Regarding its effectiveness as model for governance, democracy tends to be more practicable and sociologically nurturing in a society with lesser population. As the number of members within a group increases, the system is weighted with the resulting peoples’ psyche-changing factors that challenge its existing status quo. Competition for survival heightens, various stressors emerge and culminate in a glut that causes peoples’ values to deteriorate, thereby affecting the effectivity of democracy.

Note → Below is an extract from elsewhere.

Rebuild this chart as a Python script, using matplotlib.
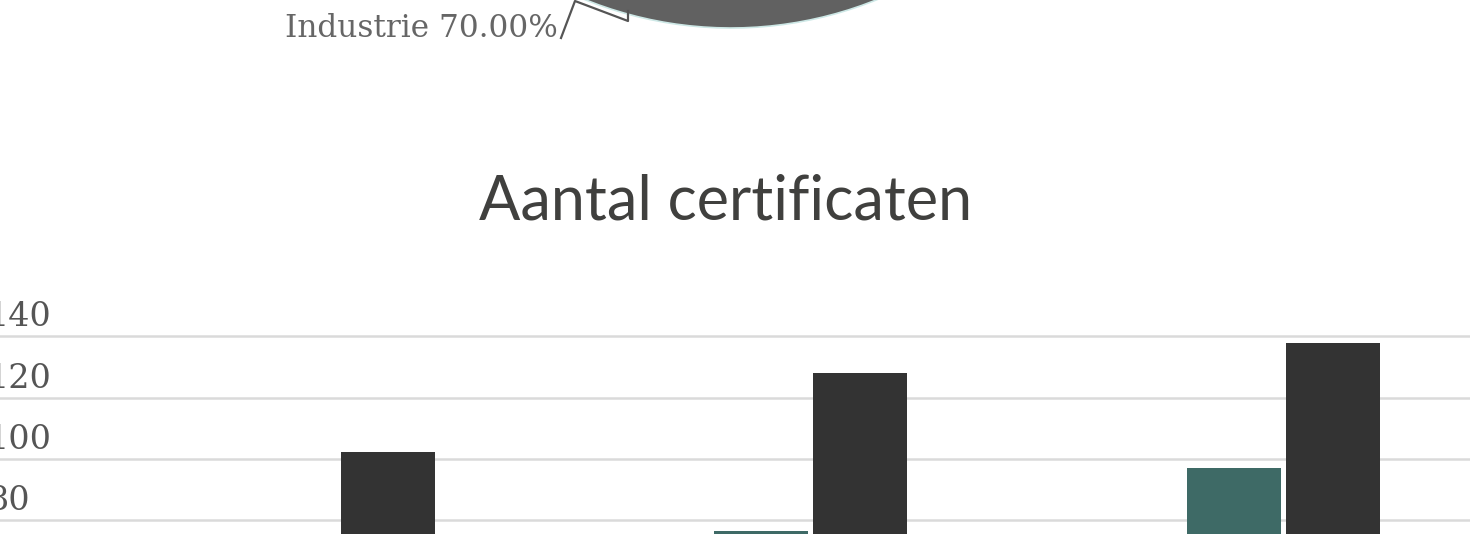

Democracy, as a guiding principle for governance works on a high social conscience where people’s collective sense of self, sense of discipline, decency, respect for life and humanity are high. Peoples’ aspirations and actions towards collective growth and progress are anchored on fairness, social justice and consideration of others. Democracy is an ideal that relies on the highest selves of its individual constituents. Peaceful and harmonious freedom is dependent on the exercise of the highest moral principles that constantly challenge individual components of the society that it governs. But people change. That’s why, democracy is imperfect. It does not take farther scrutiny to prove that point.
One look at elections – a pinnacle of democracy and nowhere is the character change of people more evident than amongst the candidates before and after elections. The right to elect and be elected is a basic constitutional right which has far-reaching implications on other basic human rights.
But many a democratic election has been perverted and sought to be a vehicle for thievery, plunder, self-aggrandizement and power abuse. Voters have been bribed, corrupted and bought by equally corrupt and ambitious seekers of wealth and power. Electorates have been used to perpetuate political dynasties by giving a veneer of democratic legitimacy to monopoly and transference of authority to within family.
Democracy has been used as cover to hide obscure interests from individual or from organized groups, in order to legally avoid own responsibilities such as allowing socio-economic illegalities, inequalities, or even crimes. In other words, corruption becomes a by-product of democracy. Yet, with all its imperfections, democracy does not divest people of their faith and hope. Democracy as a preferred system of governance has been assessed by previous leaders in history as a better system against others.
"Many forms of Government have been tried and will be tried in this world of sin and woe. No one pretends that democracy is perfect or all wise. Indeed, it has been said that democracy is the worst form of Government except all those other forms that have been tried from time to time." Churchill
The popularized exalted regard which history has accorded to democracy as ‘government of the people, by the people, for the people’ , was interestingly, a quote meant for the bible. On November 19, 1863 at the Soldiers’ National Cemetery, Gettysburg, Pennsylvania, Abraham Lincoln announced his hope in a 2-minute speech when he said “that this nation (USA), under God, shall have a new birth of freedom- and that government of the people, by the people, for the people, shall not perish from the Earth.”
The line became a quote that got repeatedly used to define the principles for democracy. Interestingly, the line was in fact borrowed from a prologue for the Bible, by John Wycliffe in 1384: “This Bible is for the government of the people, for the people and by the people.”